▶ **SHORT PROBLEM**
In the listing that follows, retype every line from the first through the one containing "var yTicks = [6900, 7000, 7100, 7200, 7300, 7400, 7500, 7600];". Pictures are to be left out.

▶ **DATASET CONTENT**
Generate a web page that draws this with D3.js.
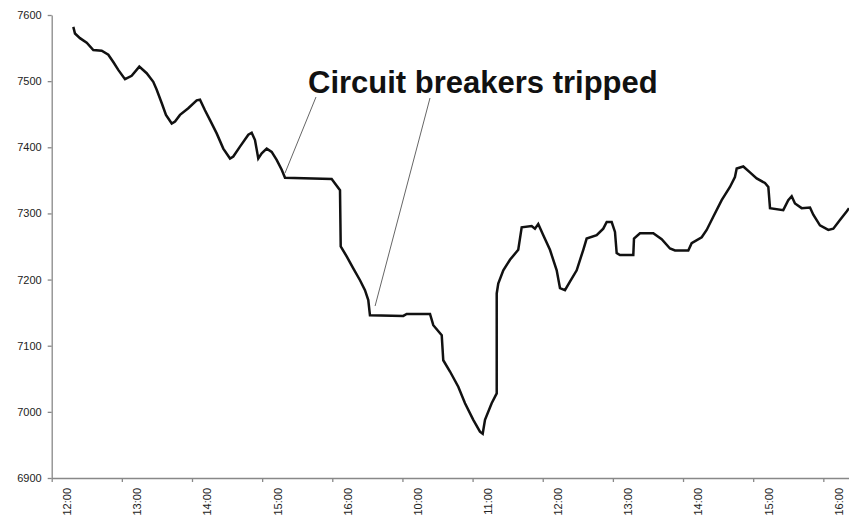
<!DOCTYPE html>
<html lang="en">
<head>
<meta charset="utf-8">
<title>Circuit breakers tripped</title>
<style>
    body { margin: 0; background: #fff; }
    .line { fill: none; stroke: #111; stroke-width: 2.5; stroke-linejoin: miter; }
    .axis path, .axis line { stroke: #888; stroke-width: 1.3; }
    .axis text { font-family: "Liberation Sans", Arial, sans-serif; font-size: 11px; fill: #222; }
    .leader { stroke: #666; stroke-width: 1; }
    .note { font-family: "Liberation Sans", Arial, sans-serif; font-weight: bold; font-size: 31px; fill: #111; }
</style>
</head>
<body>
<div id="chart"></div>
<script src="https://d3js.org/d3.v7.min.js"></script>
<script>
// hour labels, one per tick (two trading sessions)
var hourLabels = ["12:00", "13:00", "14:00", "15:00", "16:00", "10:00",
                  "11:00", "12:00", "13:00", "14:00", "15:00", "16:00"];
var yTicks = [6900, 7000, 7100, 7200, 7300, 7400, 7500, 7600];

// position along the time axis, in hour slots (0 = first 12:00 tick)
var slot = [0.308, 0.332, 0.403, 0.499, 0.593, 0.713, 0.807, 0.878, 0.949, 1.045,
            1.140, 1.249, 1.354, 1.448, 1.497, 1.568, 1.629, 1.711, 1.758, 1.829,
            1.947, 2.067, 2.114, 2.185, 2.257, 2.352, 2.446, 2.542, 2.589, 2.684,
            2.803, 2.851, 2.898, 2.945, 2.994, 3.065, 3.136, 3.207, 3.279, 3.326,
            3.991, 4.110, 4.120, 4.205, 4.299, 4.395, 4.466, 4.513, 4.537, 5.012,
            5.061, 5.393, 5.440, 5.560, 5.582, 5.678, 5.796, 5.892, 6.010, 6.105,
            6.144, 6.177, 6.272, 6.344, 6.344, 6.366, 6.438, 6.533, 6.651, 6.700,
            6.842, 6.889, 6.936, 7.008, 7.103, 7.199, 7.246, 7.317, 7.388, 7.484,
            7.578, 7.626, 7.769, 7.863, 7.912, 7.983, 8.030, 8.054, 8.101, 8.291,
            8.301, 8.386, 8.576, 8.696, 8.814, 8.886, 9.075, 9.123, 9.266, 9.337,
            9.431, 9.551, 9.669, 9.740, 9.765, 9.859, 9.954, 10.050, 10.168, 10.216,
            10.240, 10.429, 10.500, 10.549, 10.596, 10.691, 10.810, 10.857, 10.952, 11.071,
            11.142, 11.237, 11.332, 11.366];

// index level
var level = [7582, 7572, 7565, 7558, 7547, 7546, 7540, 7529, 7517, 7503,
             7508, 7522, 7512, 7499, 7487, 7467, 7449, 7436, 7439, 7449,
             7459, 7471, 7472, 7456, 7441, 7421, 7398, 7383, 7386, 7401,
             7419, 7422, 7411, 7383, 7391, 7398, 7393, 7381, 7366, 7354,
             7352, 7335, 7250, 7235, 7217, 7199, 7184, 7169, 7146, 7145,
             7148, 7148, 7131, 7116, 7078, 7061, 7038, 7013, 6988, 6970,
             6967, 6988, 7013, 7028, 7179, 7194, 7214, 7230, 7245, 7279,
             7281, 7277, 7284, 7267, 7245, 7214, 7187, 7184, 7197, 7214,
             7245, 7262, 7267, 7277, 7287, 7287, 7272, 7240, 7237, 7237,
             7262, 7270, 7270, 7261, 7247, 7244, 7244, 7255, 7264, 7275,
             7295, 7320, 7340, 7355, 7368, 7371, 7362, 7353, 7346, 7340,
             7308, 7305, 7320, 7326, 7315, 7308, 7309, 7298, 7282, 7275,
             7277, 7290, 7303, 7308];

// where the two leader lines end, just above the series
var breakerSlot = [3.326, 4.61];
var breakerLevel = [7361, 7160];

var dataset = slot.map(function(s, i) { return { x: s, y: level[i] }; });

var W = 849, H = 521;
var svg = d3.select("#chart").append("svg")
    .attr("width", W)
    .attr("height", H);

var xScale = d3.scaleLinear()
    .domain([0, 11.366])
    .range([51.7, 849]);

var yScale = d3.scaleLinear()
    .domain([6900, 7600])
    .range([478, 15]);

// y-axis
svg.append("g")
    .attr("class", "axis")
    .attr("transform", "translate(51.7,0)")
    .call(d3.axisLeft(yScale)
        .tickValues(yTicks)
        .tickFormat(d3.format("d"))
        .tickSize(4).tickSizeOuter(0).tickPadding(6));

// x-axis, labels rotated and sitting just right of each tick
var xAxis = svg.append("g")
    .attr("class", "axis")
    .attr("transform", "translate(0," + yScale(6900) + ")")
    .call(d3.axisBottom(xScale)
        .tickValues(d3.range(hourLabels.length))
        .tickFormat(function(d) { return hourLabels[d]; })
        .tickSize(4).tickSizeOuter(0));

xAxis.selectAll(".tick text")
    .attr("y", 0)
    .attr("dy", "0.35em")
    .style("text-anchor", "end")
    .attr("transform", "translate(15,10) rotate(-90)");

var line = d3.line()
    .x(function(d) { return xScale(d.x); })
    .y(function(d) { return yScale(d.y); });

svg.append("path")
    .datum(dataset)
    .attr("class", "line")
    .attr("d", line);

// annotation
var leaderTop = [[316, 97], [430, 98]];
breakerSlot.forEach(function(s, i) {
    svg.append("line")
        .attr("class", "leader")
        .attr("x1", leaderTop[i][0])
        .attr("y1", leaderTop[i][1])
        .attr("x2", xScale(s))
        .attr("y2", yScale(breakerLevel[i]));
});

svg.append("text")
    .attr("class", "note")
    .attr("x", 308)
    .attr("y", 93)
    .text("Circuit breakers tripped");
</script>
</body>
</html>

▶ **CORRECT ANSWER**
Generate a web page that draws this with D3.js.
<!DOCTYPE html>
<html lang="en">
<head>
<meta charset="utf-8">
<title>Circuit breakers tripped</title>
<style>
    body { margin: 0; background: #fff; }
    .line { fill: none; stroke: #111; stroke-width: 2.5; stroke-linejoin: miter; }
    .axis path, .axis line { stroke: #888; stroke-width: 1.3; }
    .axis text { font-family: "Liberation Sans", Arial, sans-serif; font-size: 11px; fill: #222; }
    .leader { stroke: #666; stroke-width: 1; }
    .note { font-family: "Liberation Sans", Arial, sans-serif; font-weight: bold; font-size: 31px; fill: #111; }
</style>
</head>
<body>
<div id="chart"></div>
<script src="https://d3js.org/d3.v7.min.js"></script>
<script>
// hour labels, one per tick (two trading sessions)
var hourLabels = ["12:00", "13:00", "14:00", "15:00", "16:00", "10:00",
                  "11:00", "12:00", "13:00", "14:00", "15:00", "16:00"];
var yTicks = [6900, 7000, 7100, 7200, 7300, 7400, 7500, 7600];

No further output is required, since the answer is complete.